Entre chien et loup



Si nous sommes aujourd’hui tous urbains, nous ne sommes pas tous citadins.
Les villes sont beaucoup plus grandes qu’elles mêmes.

L’opposition ville/campagne disparait et si les villes en s’étendant créent un espace urbain qui nous englobe et nous unifie, elles morcellent d’autres territoires, en particulier celui des animaux sauvages qui ne retrouvent plus l’unité de leur géographie.
C’est pourquoi, de plus en plus souvent, ces animaux déambulent dans les villes.

Mais tous ces animaux ne se perdent pas.

Si des bêtes sauvages traversent les villes la nuit, cʼest qu'elles nous ont observés pour savoir quand et par où passer.
Elles nous ont bien plus regardés pour se frayer des passages dans nos mondes que ce que nous savons communément dʼelles.
Ce que nous savons d’elles, on le trouve dans les contes, dans notre assiette ou dans les zoos.
Quant aux chasseurs, s’ils les connaissent ce n’est pas pour elles-mêmes mais pour les traquer et les tuer.

D’autre part, en ré-inventant la « nature » dans les villes (coulée verte à Paris par exemple) et en refusant l’utilisation des pesticides et herbicides chimiques dans les jardins et squares publics, une population de petits animaux réapparait et à leur suite leurs prédateurs.

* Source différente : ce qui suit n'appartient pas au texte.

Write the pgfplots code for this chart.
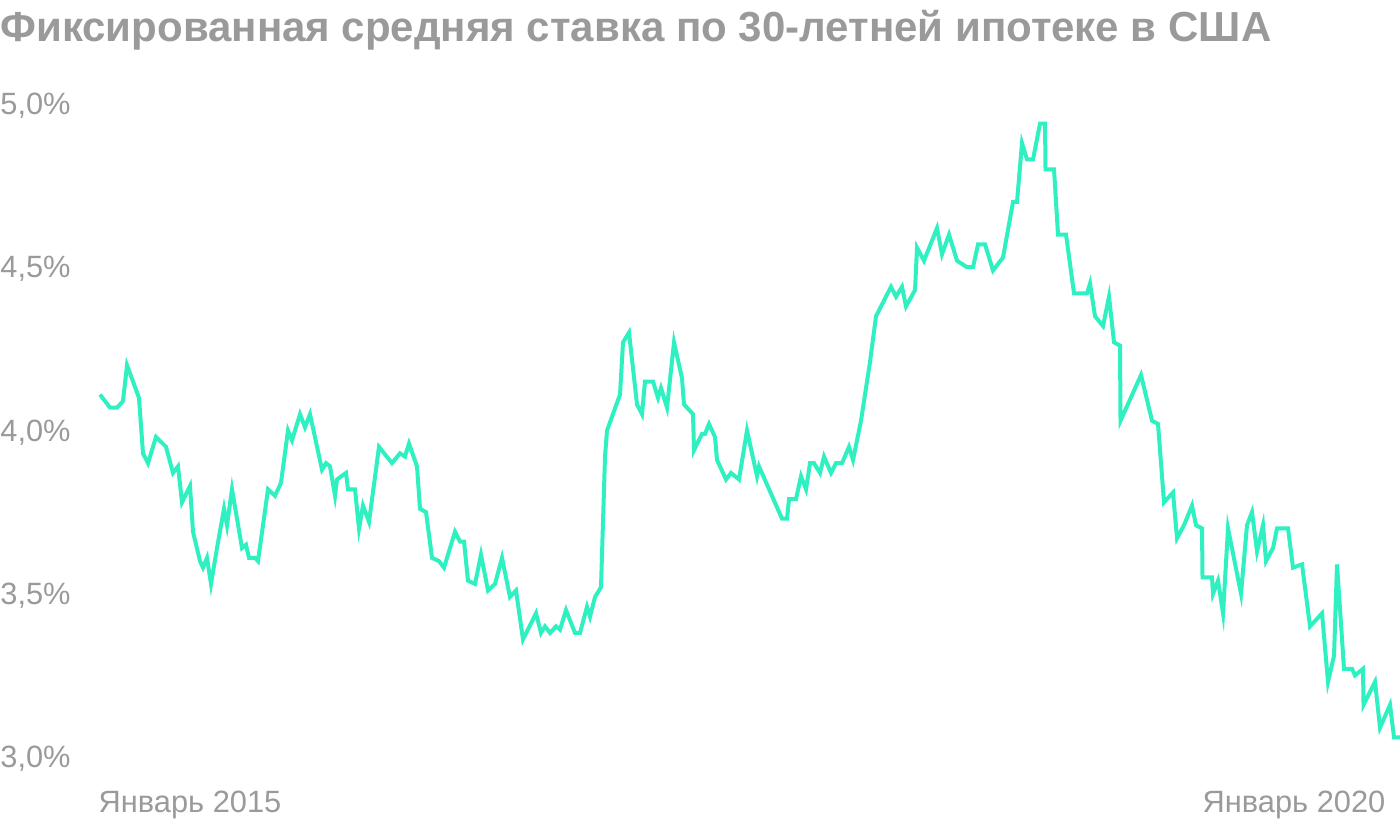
\documentclass[border=0pt]{standalone}
\usepackage{pgfplots}
\pgfplotsset{compat=1.18}
\usepackage{fontspec}
\setmainfont{Liberation Sans}
\definecolor{mint}{HTML}{2EF0C0}
\definecolor{txtgray}{HTML}{9A9A9A}

% 30-year fixed mortgage rate, weekly; x = position along the time axis
\pgfplotstableread{
x rate
0 4.11
10 4.07
17 4.07
23 4.09
27 4.20
33 4.15
39 4.10
43 3.93
48 3.90
56 3.98
66 3.95
73 3.87
78 3.89
82 3.78
90 3.83
93 3.69
100 3.60
103 3.58
107 3.61
111 3.53
117 3.64
124 3.76
127 3.71
132 3.82
142 3.64
146 3.65
149 3.61
155 3.61
158 3.60
168 3.82
175 3.80
181 3.84
188 4.00
192 3.97
200 4.05
205 4.01
210 4.05
222 3.88
226 3.90
230 3.89
235 3.80
237 3.85
246 3.87
248 3.82
255 3.82
259 3.70
263 3.77
269 3.72
279 3.95
292 3.90
300 3.93
305 3.92
309 3.96
317 3.89
320 3.76
326 3.75
332 3.61
339 3.60
344 3.58
355 3.69
360 3.66
364 3.66
368 3.54
375 3.53
381 3.62
388 3.51
395 3.53
402 3.61
410 3.49
416 3.51
423 3.36
436 3.44
441 3.38
445 3.40
450 3.38
456 3.40
460 3.39
466 3.45
475 3.38
480 3.38
487 3.46
490 3.43
495 3.49
501 3.52
505 3.92
507 4.00
520 4.11
523 4.27
529 4.30
537 4.08
542 4.05
545 4.15
553 4.15
558 4.10
561 4.13
567 4.07
574 4.27
582 4.16
584 4.08
593 4.05
594 3.94
602 3.99
605 3.99
609 4.02
615 3.98
617 3.91
626 3.85
631 3.87
639 3.85
647 4.00
657 3.86
659 3.89
682 3.73
687 3.73
689 3.79
696 3.79
701 3.86
706 3.82
710 3.90
714 3.90
720 3.87
724 3.92
731 3.87
736 3.90
742 3.90
749 3.95
753 3.91
761 4.03
770 4.21
776 4.35
791 4.44
796 4.41
802 4.44
806 4.38
815 4.43
817 4.56
824 4.52
837 4.62
842 4.54
849 4.60
857 4.52
867 4.50
873 4.50
878 4.57
885 4.57
893 4.49
903 4.53
913 4.70
917 4.70
922 4.88
927 4.83
933 4.83
940 4.94
945 4.94
945.5 4.80
954 4.80
958 4.60
966 4.60
974 4.42
987 4.42
990 4.45
995 4.35
1003 4.32
1009 4.41
1014 4.27
1020 4.26
1020.5 4.03
1041 4.17
1052 4.03
1058 4.02
1064 3.78
1073 3.81
1077 3.67
1084 3.71
1092 3.77
1096 3.71
1102 3.70
1102.5 3.55
1112 3.55
1113 3.50
1118 3.54
1123 3.44
1128 3.70
1141 3.50
1147 3.71
1152 3.75
1157 3.63
1163 3.71
1166 3.60
1173 3.64
1177 3.70
1188 3.70
1193 3.58
1202 3.59
1210 3.40
1222 3.44
1228 3.23
1234 3.31
1237 3.59
1244 3.27
1252 3.27
1255 3.25
1263 3.27
1263.5 3.16
1275 3.23
1280 3.09
1290 3.16
1294 3.06
1300 3.06
}\ratetable

\begin{document}
\begin{tikzpicture}
\useasboundingbox (0,0) rectangle (700pt,412pt);
\node[anchor=north west, inner sep=0pt, text=txtgray, font=\fontsize{21}{25}\selectfont\bfseries]
  at (0pt,407pt) {Фиксированная средняя ставка по 30-летней ипотеке в США};
\begin{axis}[
  at={(50pt,33.5pt)}, anchor=south west,
  scale only axis,
  width=650pt, height=326.5pt,
  xmin=0, xmax=1300,
  ymin=3, ymax=5,
  clip=false,
  axis line style={draw=none},
  tick style={draw=none},
  ytick={3,3.5,4,4.5,5},
  yticklabels={{3,0\%},{3,5\%},{4,0\%},{4,5\%},{5,0\%}},
  yticklabel style={anchor=west, inner sep=0pt, xshift=-50pt, yshift=-1pt, text=txtgray,
    font=\fontsize{15.4}{18}\selectfont},
  xtick={90,1194},
  xticklabels={Январь 2015, Январь 2020},
  xticklabel style={anchor=north, inner sep=0pt, yshift=-17pt, text=txtgray,
    font=\fontsize{15.4}{18}\selectfont},
]
\addplot[mint, line width=2pt, line join=miter, mark=none] table[x=x, y=rate] {\ratetable};
\end{axis}
\end{tikzpicture}
\end{document}
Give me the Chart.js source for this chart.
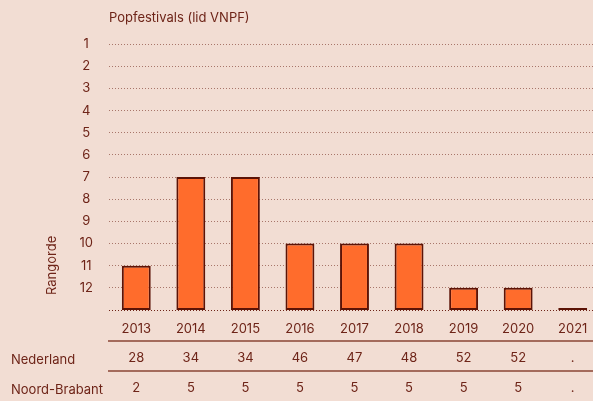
<!DOCTYPE html>
<html>
<head>
<meta charset="utf-8">
<script src="https://cdn.jsdelivr.net/npm/chart.js@4"></script>
<style>
  html, body { margin: 0; padding: 0; background: #f2ddd3; overflow: hidden; }
  #wrap { width: 600px; height: 401px; }
</style>
</head>
<body>
<div id="wrap"><canvas id="chart" width="600" height="401"></canvas></div>
<script>
const years = ["2013", "2014", "2015", "2016", "2017", "2018", "2019", "2020", "2021"];
const ranks = [11, 7, 7, 10, 10, 10, 12, 12, null];
const nederland = ["28", "34", "34", "46", "47", "48", "52", "52", "."];
const noordBrabant = ["2", "5", "5", "5", "5", "5", "5", "5", "."];
const rowLabels = ["Nederland", "Noord-Brabant"];
const rankTicks = [1, 2, 3, 4, 5, 6, 7, 8, 9, 10, 11, 12];

const BASE = 13;
const textColor = "#6e2418";
const fontFamily = "Inter, 'Open Sans', sans-serif";

const extras = {
  id: "extras",
  afterDraw(chart) {
    const ctx = chart.ctx;
    const x = chart.scales.x;
    const area = chart.chartArea;
    ctx.save();
    ctx.fillStyle = textColor;
    ctx.font = "13px " + fontFamily;
    ctx.textBaseline = "middle";

    // title
    ctx.textAlign = "left";
    ctx.fillText("Popfestivals (lid VNPF)", 109, 18);

    // y title
    ctx.save();
    ctx.translate(52, 295);
    ctx.rotate(-Math.PI / 2);
    ctx.textAlign = "left";
    ctx.fillText("Rangorde", 0, 0);
    ctx.restore();

    // table lines
    ctx.strokeStyle = "#8a4434";
    ctx.lineWidth = 1.5;
    [341, 371].forEach(y => {
      ctx.beginPath();
      ctx.moveTo(area.left - 1, y);
      ctx.lineTo(chart.width, y);
      ctx.stroke();
    });

    // table rows
    const rows = [nederland, noordBrabant];
    const rowY = [358, 388];
    rows.forEach((row, r) => {
      ctx.textAlign = "left";
      ctx.fillText(rowLabels[r], 11, rowY[r] + 2);
      ctx.textAlign = "center";
      row.forEach((v, i) => {
        ctx.fillText(v, x.getPixelForValue(i), rowY[r]);
      });
    });
    ctx.restore();
  }
};

new Chart(document.getElementById("chart"), {
  type: "bar",
  data: {
    labels: years,
    datasets: [{
      data: ranks.map(r => [BASE, r ?? BASE]),
      backgroundColor: "#ff6c2c",
      borderColor: "#5c1306",
      borderWidth: 2,
      borderSkipped: false,
      barPercentage: 0.53,
      categoryPercentage: 1,
      minBarLength: 2
    }]
  },
  options: {
    responsive: false,
    animation: false,
    layout: { padding: { top: 22, right: 0, left: 0, bottom: 0 } },
    plugins: {
      legend: { display: false },
      tooltip: { enabled: false }
    },
    scales: {
      x: {
        grid: { display: false, drawTicks: false },
        border: { display: false },
        ticks: { color: textColor, font: { family: fontFamily, size: 13 }, padding: 11 },
        afterFit(scale) { scale.height = 91; }
      },
      y: {
        reverse: true,
        min: 0,
        max: BASE,
        afterBuildTicks(scale) {
          scale.ticks = [0, ...rankTicks, BASE].map(v => ({ value: v }));
        },
        ticks: {
          color: textColor,
          font: { family: fontFamily, size: 13 },
          padding: 16,
          crossAlign: "center",
          callback: v => rankTicks.includes(v) ? String(v) : ""
        },
        grid: {
          drawTicks: false,
          lineWidth: 1,
          color: ctx => ctx.tick.value === 0 ? "rgba(0,0,0,0)" :
            (ctx.tick.value === BASE ? "#6e2418" : "#a8766a")
        },
        border: { display: false, dash: [1, 2] },
        afterFit(scale) {
          scale.width = 109;
          scale.paddingTop = 0;
          scale.paddingBottom = 0;
        }
      }
    }
  },
  plugins: [extras]
});
</script>
</body>
</html>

Comment dire que les animaux nous regardent ?

Nous avons été habitués à caractériser “lʼanimal” en le privant des qualités qui définissent “lʼhumain”.
Ainsi dans le miroir que nous tendons aux bêtes ne se reflète que lʼimage des hommes.
Elles ne sont plus que des êtres aveugles et muets.

“Entre chien et loup” tente de restituer le regard que les animaux portent sur nous en les ré-introduisant, naturalisés, dans des cadres ruraux puis urbains.

Dans ces scènes nocturnes, théâtralisées par la lumière des éclairages publics, les animaux sont installés dans des poses naturelles et stylisées, ménageant une passerelle entre mort et vivant.
Il sʼagit également de faire communiquer avec ambiguité les univers des bêtes et ceux des hommes.
Peut-être s’agit-il aussi d’une vision du futur : quand l’humanité aura disparu, et que les centrales nucléaires continueront à éclairer les villes vides, les animaux et les végétaux ré-investiront dans le silence qui est le leur les lieux désertés.

Cette série a été envisagée en réponse, comme un dialogue, aux travaux photographiques exposés au Musée de la chasse et de la nature, de Éric Poitevin (Du 6 février au 30 juin 2007) et de Karen Knoor (Fables 15 janv.-11 mai 2008).